In den europäischen Geschichtsbüchern galt die Vernichtung der Flotte des Zarenreiches in den Gewässern der Koreastrasse im Mai 1905 bisher vornehmlich als Auftakt zur russischen Revolution von 1917. Pankaj Mishra hingegen verdeutlicht, dass der japanische Sieg in den Augen vieler zeitgenössischer aussereuropäischer Intellektueller vor allem als asiatischer Triumph über die bis dahin unbesiegbar scheinenden Mächte Europas und des Westens gefeiert wurde. Das erwachende Selbstbewusstsein asiatischer Vordenker zeichnet der Autor anhand der Lebensgeschichte zweier - im Westen eher unbekannter - intellektueller Aktivisten nach: Jamal al-Din al-Afghani (1838-1897) reiste durch Europa und Asien und propagierte die islamische Wiedererweckung, Liang Qichao (1873 bis 1929) engagierte sich für die Vereinigung asiatischer Völker und kämpfte für ein wiedererstarkendes chinesisches Nationalbewusstsein. Al-Afghanis Einfluss prägte nachhaltig die panislamischen Bewegungen des 20. und 21. Jahrhunderts bis hin zu Usama bin Ladin oder der Muslimbruderschaft in Ägypten. Qichaos Wirken inspirierte Mao Zedong bei dessen Ausbau des kommunistischen China zur neuen Weltmacht. Anschaulich stellt Mishra dar, dass die Biografien dieser beiden schillernden, umtriebigen Intellektuellen das widersprüchliche Pendeln des antieuropäischen Widerstandes zwischen radikaler Abkehr von der westlichen Moderne und deren partieller Übernahme, zwischen Rückbesinnung auf religiöse Traditionen und der Propagierung revolutionärer Säkularisation widerspiegeln.


Steht bei Pankaj Mishra die antiimperialistische Opposition im Vordergrund, so geht John Darwin der Frage nach, was ein solches Imperium wie das britische so lange zusammenhalten konnte. Trefflich kann der in Oxford lehrende Historiker herausarbeiten, dass das Empire des englischen Königshauses kein monolithisches Gebilde darstellte, das von einer einheitlichen Ideologie oder Vision getragen wurde. Vielmehr konvergierten in der Empire-Idee die unterschiedlichsten Interessen und Utopien, fanden Abenteurer, Siedler, Missionare und Händler einen kleinsten gemeinsamen politischen Nenner. 

Fast vierhundert Jahre hielt das Imperium, nicht weil es straff und zentral regiert wurde, sondern - im Gegenteil - weil es ein loses, dezentrales Netzwerk aus politischen Kooperationen mit jeweiligen lokalen Eliten war, weil es sich ständig neu erfand und permanent improvisierte.

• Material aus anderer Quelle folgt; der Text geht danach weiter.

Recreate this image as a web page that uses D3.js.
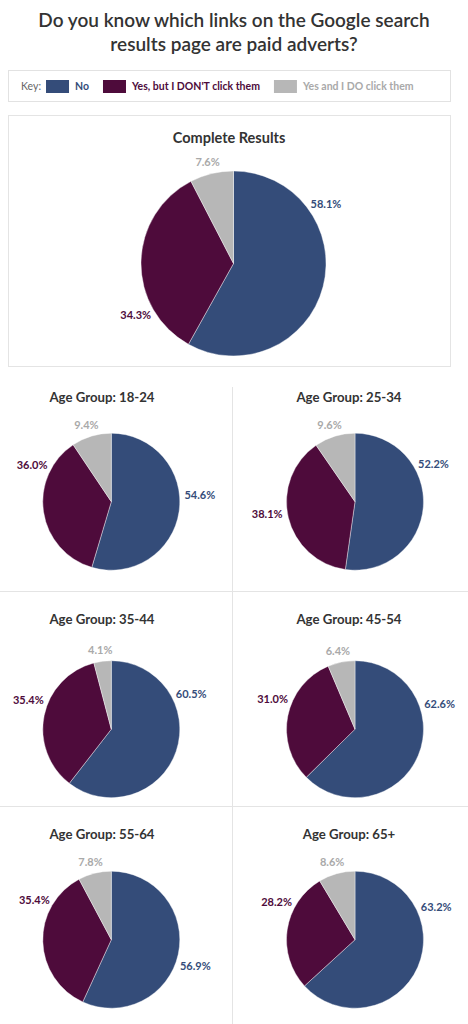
<!DOCTYPE html>
<html>
<head>
<meta charset="utf-8">
<script src="https://cdn.jsdelivr.net/npm/d3@7"></script>
<style>
  body { margin: 0; background: #fff; }
  svg { display: block; font-family: Lato, "Open Sans", sans-serif; }
</style>
</head>
<body>
<div id="chart"></div>
<script>
// answers and colours
const answers = ["No", "Yes, but I DON'T click them", "Yes and I DO click them"];
const sliceColors = ["#344c79", "#4e0b3b", "#b7b7b7"];
const labelColors = ["#344c79", "#4e0b3b", "#a9a9a9"];

// chart titles
const titleLines = ["Do you know which links on the Google search", "results page are paid adverts?"];
const groups = ["Age Group: 18-24", "Age Group: 25-34", "Age Group: 35-44",
                "Age Group: 45-54", "Age Group: 55-64", "Age Group: 65+"];

// percentages per answer (No, Yes-don't-click, Yes-do-click)
const complete = [58.1, 34.3, 7.6];
const age18to24 = [54.6, 36.0, 9.4];
const age25to34 = [52.2, 38.1, 9.6];
const age35to44 = [60.5, 35.4, 4.1];
const age45to54 = [62.6, 31.0, 6.4];
const age55to64 = [56.9, 35.4, 7.8];
const age65plus = [63.2, 28.2, 8.6];
const ageValues = [age18to24, age25to34, age35to44, age45to54, age55to64, age65plus];

// label placement angles in degrees (null = middle of the slice)
const completeLabelAngles = [55, 240, null];
const ageLabelAngles = [
    [85, 297, null], [62, 261, null],
    [64, 291, null], [72, 292, null],
    [109, 300, null], [66, 298, null]
];

const W = 468, H = 1024;
const svg = d3.select("#chart").append("svg")
    .attr("width", W).attr("height", H);

// title
svg.append("g").selectAll("text").data(titleLines).join("text")
    .attr("x", 234)
    .attr("y", (d, i) => 27 + i * 24)
    .attr("text-anchor", "middle")
    .attr("fill", "#333")
    .style("font-size", "19px")
    .style("font-weight", 600)
    .text(d => d);

// legend
const legend = svg.append("g");
legend.append("rect")
    .attr("x", 8.5).attr("y", 70.5).attr("width", 442).attr("height", 31)
    .attr("fill", "#fff").attr("stroke", "#e2e2e2");
let lx = 21;
const keyText = legend.append("text")
    .attr("x", lx).attr("y", 86).attr("dy", "0.35em")
    .attr("fill", "#666").style("font-size", "10.5px")
    .text("Key:");
lx += keyText.node().getComputedTextLength() + 5;
answers.forEach((a, i) => {
    legend.append("rect")
        .attr("x", lx).attr("y", 80).attr("width", 23).attr("height", 13)
        .attr("fill", sliceColors[i]);
    lx += 29;
    const t = legend.append("text")
        .attr("x", lx).attr("y", 86.5).attr("dy", "0.35em")
        .attr("fill", labelColors[i])
        .style("font-size", "10.5px").style("font-weight", 700)
        .text(a);
    lx += t.node().getComputedTextLength() + 14;
});

// complete results box
svg.append("rect")
    .attr("x", 8.5).attr("y", 115.5).attr("width", 442).attr("height", 251)
    .attr("fill", "none").attr("stroke", "#e4e4e4");

// grid lines between age charts
const grid = svg.append("g").attr("stroke", "#e4e4e4");
grid.append("line").attr("x1", 232.5).attr("x2", 232.5).attr("y1", 387).attr("y2", H);
[591.5, 806.5].forEach(y => grid.append("line").attr("x1", 0).attr("x2", W).attr("y1", y).attr("y2", y));

const pie = d3.pie().sort(null).value(d => d);

function drawPie(g, values, title, angles, opts) {
    g.append("text")
        .attr("x", opts.tx).attr("y", opts.ty)
        .attr("text-anchor", "middle")
        .attr("fill", "#333")
        .style("font-size", opts.titleSize)
        .style("font-weight", 700)
        .text(title);

    const arc = d3.arc().innerRadius(0).outerRadius(opts.r);
    const pg = g.append("g").attr("transform", `translate(${opts.cx},${opts.cy})`);
    const arcs = pie(values);

    pg.selectAll("path").data(arcs).join("path")
        .attr("d", arc)
        .attr("fill", (d, i) => sliceColors[i])
        .attr("stroke", "#fff")
        .attr("stroke-width", 0.4);

    pg.selectAll("text").data(arcs).join("text")
        .attr("text-anchor", "middle")
        .attr("dy", "0.35em")
        .attr("fill", (d, i) => labelColors[i])
        .style("font-size", opts.labelSize)
        .style("font-weight", 700)
        .text(d => d.data.toFixed(1) + "%")
        .each(function (d, i) {
            const a = angles[i] == null ? (d.startAngle + d.endAngle) / 2 : angles[i] * Math.PI / 180;
            const b = this.getBBox();
            const rr = opts.r + 5;
            const x = Math.sin(a) * (rr + b.width / 2);
            const y = -Math.cos(a) * (rr + b.height / 2);
            d3.select(this).attr("x", x).attr("y", y);
        });
}

drawPie(svg.append("g"), complete, "Complete Results", completeLabelAngles,
    { tx: 229, ty: 143, cx: 233.5, cy: 263.5, r: 92.5, titleSize: "14.5px", labelSize: "11px" });

// two-column grid of age charts
const colPie = [111.3, 355], colTitle = [102, 349];
const rowTitle = [402, 624, 839], rowPie = [501.7, 729.2, 939.7];
ageValues.forEach((vals, i) => {
    const col = i % 2, row = Math.floor(i / 2);
    drawPie(svg.append("g"), vals, groups[i], ageLabelAngles[i],
        { tx: colTitle[col], ty: rowTitle[row], cx: colPie[col], cy: rowPie[row], r: 68.5,
          titleSize: "13.2px", labelSize: "11px" });
});
</script>
</body>
</html>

Die Herrschaft der Briten blieb unvollkommen, aber gerade diese Unvollkommenheit bildete die Stärke ihres Weltreiches.


Zwiespältige Moderne


Deutlich zeigen die beiden Bücher, dass aus den Ruinen westlicher Imperien eine zwiespältige Moderne erstanden ist. Etwa ein Viertel der heutigen souveränen und wirtschaftlich selbständigen Staaten ist allein aus dem British Empire hervorgegangen. Doch das Streben nach endlosem Wirtschaftswachstum und die dahinterstehende Hoffnung, «dass Milliarden von Konsumenten in Indien und China eines Tages denselben Lebensstandard haben werden wie Europäer und Amerikaner», hält Pankaj Mishra für eine «ebenso absurde und gefährliche Phantasie wie die Träume von al-Kaida». Globale Umweltzerstörung sieht er als möglichen Preis der asiatischen Aufholjagd. Zugleich ist dies auch der Preis für ein Geschichtsverständnis, das Weltgeschichte vorrangig als grosses Ringen imperialer Kräfte deutet. - Wer den Verlauf der Weltgeschichte in solchem Licht interpretiert, muss zu dem Ergebnis kommen, dass sich jeder Sieg über ein Imperium fast zwangsläufig in einen Pyrrhussieg verwandeln wird.